Sunday, December 28, 2014

Happy New Year!


My creature of the year award for 2014 goes to --- 

The spun glass caterpillar, Isochaetes beutenmuelleri, of Mammoth Cave National Park, Kentucky. I photographed the fabulous pale green larva, covered with transparent glassy spikes, in September. The larva will grow up to become a relatively drab moth. Spun glass caterpillars are rare sightings and give caterpillar hunters something to brag about. (Smirking.)

I saw the caterpillar on the wooden walkway that leads to the River Styx, pictured here -- it's one of many cool local attractions at Mammoth Cave Park. Mammoth Cave is also the least crowded National Park I have ever visited.

The caterpillar looked like this when I first saw it. I'll bet it had fallen from a tree above. I would never have  noticed it if it had landed anywhere but on the contrasting wooden railing of the walkway. The caterpillar is tiny, only about 1/4 of an inch long. Congratulations spun glass caterpillar -- you are my 2014 creature of the Year! Yay!





Sunday, December 21, 2014

Remembering Summer Bees

I know everyone is busy with holiday preparation, so just a few words about some bees I saw in June. I've seen this bee before -- it's Bombus fervidus, commonly called the golden northern bumble bee -- but it has always managed to fly away before I could take a photograph. I snuck up on this one while its head was deep inside a wild bergamot blossom. See all the furry yellow stripes on its abdomen? Click to enlarge. 
The bumblebees I usually see are these common eastern bumblebees, Bombus impatiens.  Note the black abdomens and short yellow jackets. I saw all the bees in this blog post in Brooklyn Heights. 
I also sometimes see brown-belted bumblebees, Bombus griseocollis, like this one. Note the "hip-length" furry jacket.  
The golden northern bumblebee again -- I'd call that a "knee-length" yellow fur coat if bees had their knees where ours are. 

Sunday, December 14, 2014

Bird News!

There is big news in the bird world this week. For the last four years, hundreds of scientists in an international group called the Avian Phylogenomics Consortium have been sequencing bird genomes. They sequenced the DNA of 45 extant birds and a few crocodilians, and combined that with three previously sequenced bird genomes and then analyzed that huge mass of data.
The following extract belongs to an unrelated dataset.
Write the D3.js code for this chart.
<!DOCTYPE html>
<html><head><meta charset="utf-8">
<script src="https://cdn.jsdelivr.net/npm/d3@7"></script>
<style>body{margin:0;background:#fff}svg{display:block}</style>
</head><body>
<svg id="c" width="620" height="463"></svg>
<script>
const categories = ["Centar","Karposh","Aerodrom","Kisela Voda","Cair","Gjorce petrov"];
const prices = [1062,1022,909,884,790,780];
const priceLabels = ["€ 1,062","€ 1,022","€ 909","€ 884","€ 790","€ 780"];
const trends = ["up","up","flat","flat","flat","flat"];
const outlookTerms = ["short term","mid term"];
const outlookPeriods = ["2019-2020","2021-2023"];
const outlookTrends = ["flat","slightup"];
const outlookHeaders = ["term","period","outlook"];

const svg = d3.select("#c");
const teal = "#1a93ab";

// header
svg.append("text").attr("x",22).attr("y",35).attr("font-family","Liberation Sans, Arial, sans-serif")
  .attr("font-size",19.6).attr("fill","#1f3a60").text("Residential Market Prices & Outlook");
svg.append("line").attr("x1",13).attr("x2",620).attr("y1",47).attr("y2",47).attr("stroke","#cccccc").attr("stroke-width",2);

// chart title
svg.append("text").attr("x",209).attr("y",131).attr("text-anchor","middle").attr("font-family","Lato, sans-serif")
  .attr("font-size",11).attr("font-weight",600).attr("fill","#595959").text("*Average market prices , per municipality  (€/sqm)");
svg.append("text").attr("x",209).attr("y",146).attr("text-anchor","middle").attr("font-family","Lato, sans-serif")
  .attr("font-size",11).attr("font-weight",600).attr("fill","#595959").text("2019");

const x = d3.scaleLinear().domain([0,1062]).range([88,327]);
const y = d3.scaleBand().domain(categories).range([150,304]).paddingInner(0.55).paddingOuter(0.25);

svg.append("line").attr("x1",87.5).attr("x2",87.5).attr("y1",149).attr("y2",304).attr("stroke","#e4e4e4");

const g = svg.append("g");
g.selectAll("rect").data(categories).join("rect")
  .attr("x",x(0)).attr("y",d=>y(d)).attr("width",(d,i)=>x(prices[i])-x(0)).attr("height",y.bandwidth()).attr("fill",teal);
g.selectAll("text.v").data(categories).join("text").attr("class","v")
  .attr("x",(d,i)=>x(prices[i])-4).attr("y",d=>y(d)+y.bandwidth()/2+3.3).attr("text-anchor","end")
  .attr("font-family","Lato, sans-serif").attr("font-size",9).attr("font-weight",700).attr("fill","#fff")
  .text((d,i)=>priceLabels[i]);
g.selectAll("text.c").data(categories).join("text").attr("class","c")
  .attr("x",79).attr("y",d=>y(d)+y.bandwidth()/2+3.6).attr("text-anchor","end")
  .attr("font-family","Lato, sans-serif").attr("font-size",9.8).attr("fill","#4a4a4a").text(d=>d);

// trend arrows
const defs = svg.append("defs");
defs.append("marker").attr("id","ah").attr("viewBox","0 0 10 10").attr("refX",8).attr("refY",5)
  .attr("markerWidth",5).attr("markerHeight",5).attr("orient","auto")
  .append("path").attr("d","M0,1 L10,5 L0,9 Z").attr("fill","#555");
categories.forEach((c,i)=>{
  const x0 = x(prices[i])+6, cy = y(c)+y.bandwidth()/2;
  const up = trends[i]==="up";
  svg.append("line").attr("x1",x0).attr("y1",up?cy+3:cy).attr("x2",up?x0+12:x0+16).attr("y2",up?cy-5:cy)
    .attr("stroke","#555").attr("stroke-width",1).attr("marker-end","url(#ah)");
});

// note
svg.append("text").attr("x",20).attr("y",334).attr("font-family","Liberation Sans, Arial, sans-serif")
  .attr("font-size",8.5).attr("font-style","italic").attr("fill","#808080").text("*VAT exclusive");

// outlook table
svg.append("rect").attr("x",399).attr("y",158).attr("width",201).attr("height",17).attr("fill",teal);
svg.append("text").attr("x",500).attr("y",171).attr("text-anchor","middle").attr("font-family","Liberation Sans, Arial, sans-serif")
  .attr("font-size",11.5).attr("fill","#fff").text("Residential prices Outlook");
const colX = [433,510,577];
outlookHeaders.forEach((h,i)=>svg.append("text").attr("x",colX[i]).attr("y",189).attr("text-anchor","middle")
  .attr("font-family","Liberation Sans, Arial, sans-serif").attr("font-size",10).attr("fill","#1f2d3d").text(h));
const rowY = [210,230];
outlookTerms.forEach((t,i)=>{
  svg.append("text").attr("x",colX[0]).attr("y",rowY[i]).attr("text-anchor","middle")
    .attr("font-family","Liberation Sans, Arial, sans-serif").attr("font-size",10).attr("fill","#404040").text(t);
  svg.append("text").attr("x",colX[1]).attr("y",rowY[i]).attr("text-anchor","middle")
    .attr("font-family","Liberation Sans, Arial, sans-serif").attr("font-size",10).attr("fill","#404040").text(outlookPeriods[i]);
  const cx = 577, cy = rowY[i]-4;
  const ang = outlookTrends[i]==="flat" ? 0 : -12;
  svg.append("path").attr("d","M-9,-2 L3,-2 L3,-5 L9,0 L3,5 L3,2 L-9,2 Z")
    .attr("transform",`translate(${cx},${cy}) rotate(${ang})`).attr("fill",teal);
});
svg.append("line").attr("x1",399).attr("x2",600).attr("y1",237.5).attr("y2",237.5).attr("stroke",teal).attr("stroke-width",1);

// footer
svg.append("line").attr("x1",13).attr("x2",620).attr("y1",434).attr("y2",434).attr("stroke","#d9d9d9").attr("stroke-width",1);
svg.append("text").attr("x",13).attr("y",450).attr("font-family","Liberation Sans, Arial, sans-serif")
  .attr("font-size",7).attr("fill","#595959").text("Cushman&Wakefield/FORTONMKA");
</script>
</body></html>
The results just released show the best reconstruction of the evolutionary relationships among the orders of birds that we have so far. And there is lots to marvel at: falcons are more closely related to parrots than to eagles and vultures, and flamingos are a sister group to grebes. To look at the tree of relationships, click here.
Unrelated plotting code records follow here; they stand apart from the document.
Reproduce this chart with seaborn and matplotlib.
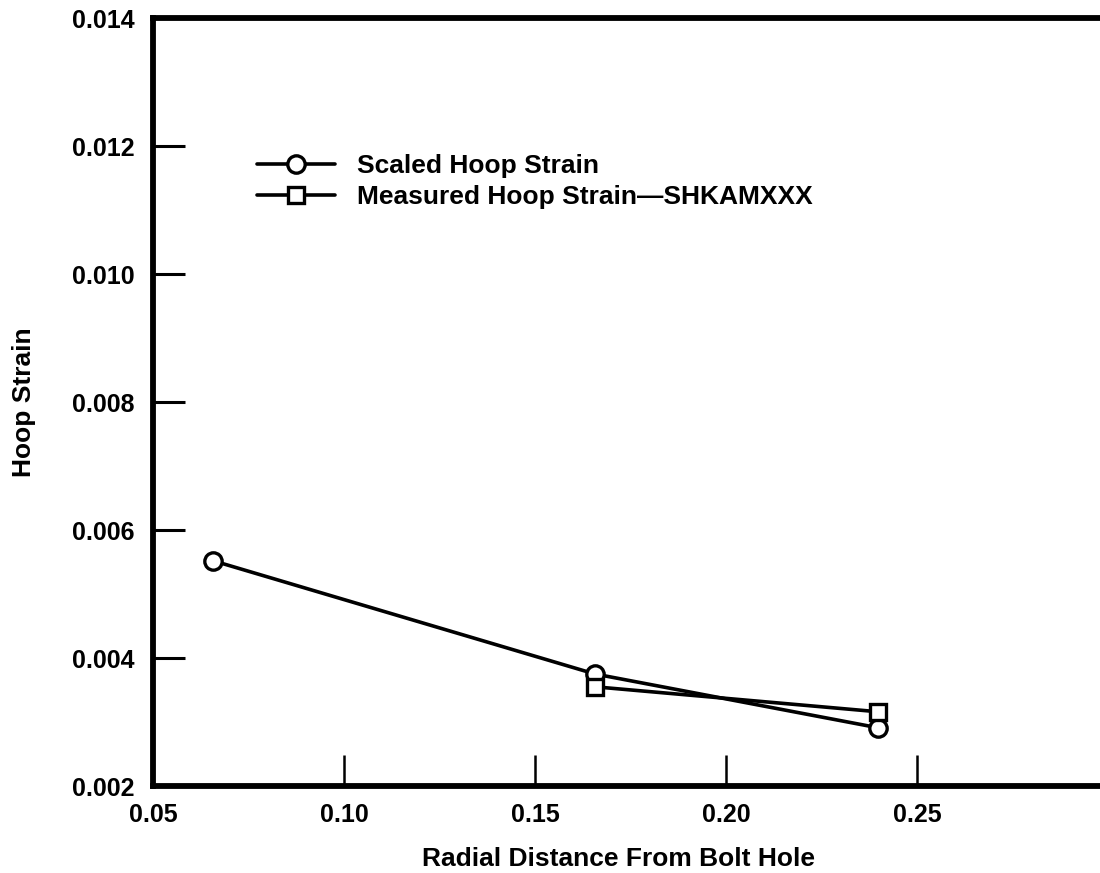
import matplotlib
matplotlib.use("Agg")
import matplotlib.pyplot as plt
import seaborn as sns
import pandas as pd

# ---- data ----
scaled_x = [0.0657, 0.1657, 0.2398]
scaled_y = [0.00552, 0.00375, 0.00291]
measured_x = [0.1657, 0.2398]
measured_y = [0.00355, 0.00316]
series_labels = ["Scaled Hoop Strain", "Measured Hoop Strain\u2014SHKAMXXX"]
x_ticks = [0.05, 0.10, 0.15, 0.20, 0.25]
y_ticks = [0.002, 0.004, 0.006, 0.008, 0.010, 0.012, 0.014]
x_label = "Radial Distance From Bolt Hole"
y_label = "Hoop Strain"

sns.set_style("ticks")
plt.rcParams["font.family"] = ["Liberation Sans", "DejaVu Sans"]
plt.rcParams["font.weight"] = "bold"
plt.rcParams["text.color"] = "black"
plt.rcParams["axes.labelcolor"] = "black"

W, H = 1100, 873
fig = plt.figure(figsize=(W / 100, H / 100), dpi=100)
left, right, top, bottom = 153, 1108, 18, 786
ax = fig.add_axes([left / W, 1 - bottom / H, (right - left) / W, (bottom - top) / H])

common = dict(color="black", linewidth=2.6, markerfacecolor="white",
              markeredgecolor="black", markeredgewidth=2.4, ax=ax)
df1 = pd.DataFrame({"x": scaled_x, "y": scaled_y})
df2 = pd.DataFrame({"x": measured_x, "y": measured_y})
sns.lineplot(data=df1, x="x", y="y", marker="o", markersize=12.5,
             label=series_labels[0], **common)
sns.lineplot(data=df2, x="x", y="y", marker="s", markersize=11.5,
             label=series_labels[1], **common)

ax.set_xlim(0.05, 0.30)
ax.set_ylim(0.002, 0.014)
ax.set_xticks(x_ticks)
ax.set_xticklabels([f"{v:.2f}" for v in x_ticks])
ax.set_yticks(y_ticks)
ax.set_yticklabels([f"{v:.3f}" for v in y_ticks])

for s in ["left", "bottom", "top"]:
    ax.spines[s].set_linewidth(4.2)
    ax.spines[s].set_color("black")
ax.spines["right"].set_visible(False)

ax.tick_params(axis="x", direction="in", length=22, width=1.8, pad=12,
               labelsize=18, colors="black")
ax.tick_params(axis="y", direction="in", length=23, width=2.2, pad=13,
               labelsize=18, colors="black")
for lab in ax.get_xticklabels() + ax.get_yticklabels():
    lab.set_fontweight("bold")

ax.set_xlabel(x_label, fontsize=19, fontweight="bold", color="black")
ax.set_ylabel(y_label, fontsize=19, fontweight="bold", color="black")
ax.xaxis.set_label_coords(0.487, -0.079)
ax.yaxis.set_label_coords(-0.123, 0.5)

leg = ax.legend(loc="upper left", bbox_to_anchor=(257 / W, 1 - 154 / H),
                bbox_transform=fig.transFigure, frameon=False, fontsize=19,
                handlelength=2.95, handletextpad=0.85, labelspacing=0.26,
                borderpad=0, borderaxespad=0)
for t in leg.get_texts():
    t.set_fontweight("bold")
    t.set_color("black")

fig.savefig("out.png", dpi=100)
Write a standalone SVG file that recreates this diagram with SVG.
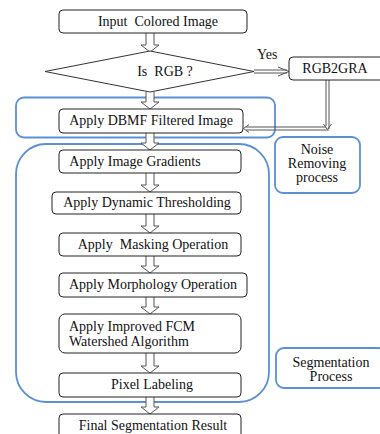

The results of the study were published in a special issue of Science Magazine; eight research articles from the study can be accessed by clicking here. Another 20 papers were published elsewhere; read them on the Avian Phylogenomics Project website by clicking here. 
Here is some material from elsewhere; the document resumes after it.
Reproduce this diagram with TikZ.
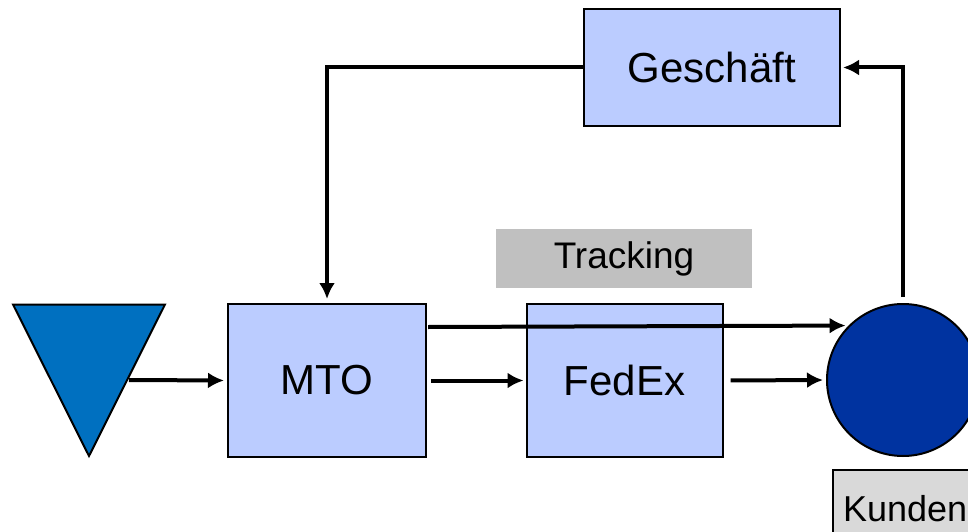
\documentclass[tikz,border=0pt]{standalone}
\usepackage{fontspec}
\setmainfont{Liberation Sans}
\usetikzlibrary{arrows.meta,calc}
\definecolor{boxblue}{RGB}{187,204,255}
\definecolor{tribl}{RGB}{0,112,192}
\definecolor{circbl}{RGB}{0,51,160}
\definecolor{trackgray}{RGB}{192,192,192}
\definecolor{kundgray}{RGB}{217,217,217}
\tikzset{
  procbox/.style={draw=black,line width=2pt,fill=boxblue,inner sep=0pt,font=\fontsize{42}{48}\selectfont},
  flow/.style={line width=4pt,-{Latex[length=16pt,width=16pt]}},
}
\begin{document}
\begin{tikzpicture}[x=1pt,y=-1pt]
\useasboundingbox (0,0) rectangle (968,532);
% nodes
\node[procbox,minimum width=256pt,minimum height=117pt] (gesch) at (712,67.5) {Geschäft};
\node[procbox,minimum width=198pt,minimum height=153pt] (mto) at (327,380.5) {MTO};
\node[procbox,minimum width=196pt,minimum height=153pt] (fedex) at (624.5,380.5) {FedEx};
\node[fill=trackgray,minimum width=256pt,minimum height=59pt,inner sep=0pt,font=\fontsize{37}{44}\selectfont] (track) at (624,258.5) {Tracking};
\node[draw=black,line width=2pt,fill=kundgray,anchor=north west,minimum height=78pt,inner xsep=10pt,inner ysep=0pt,font=\fontsize{36}{42}\selectfont] (kund) at (832,469) {Kunden};
\node[circle,draw=black,line width=2pt,fill=circbl,minimum size=152pt,inner sep=0pt] (circ) at (903,380) {};
\draw[line width=2pt,fill=tribl] (13,304.5) -- (165,304.5) -- (89,456) -- cycle;
\coordinate (tri) at (129,380);
\coordinate (trackstart) at (428,327);
% connectors
\draw[flow,shorten >=3pt] (tri) -- (mto.west);
\draw[flow,shorten <=4pt,shorten >=2pt] (mto.east) -- (fedex.west);
\draw[flow,shorten <=7pt,shorten >=3pt] (fedex.east) -- (circ.west);
\draw[flow,shorten >=3pt] (trackstart) -- (circ.135.8);
\draw[flow,shorten <=6pt,shorten >=2pt] (circ.north) |- (gesch.east);
\draw[flow,shorten >=4pt] (gesch.west) -| (mto.north);
\end{tikzpicture}
\end{document}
Some of the high points revealed by the study are that bird genomes are near a third of the size of mammal genomes, and lack gene clusters present in many other vertebrates. There are analogies between vocal learning genes in birds and humans. Coolest, and possibly explaining the house sparrows' attitude issues, the ancestor of all land birds, including giant monster sized "terror" birds now extinct, was probably a big predatory bird. An even older ancestor lost the genetic code for growing teeth. This study produced data that will be mined for years to come.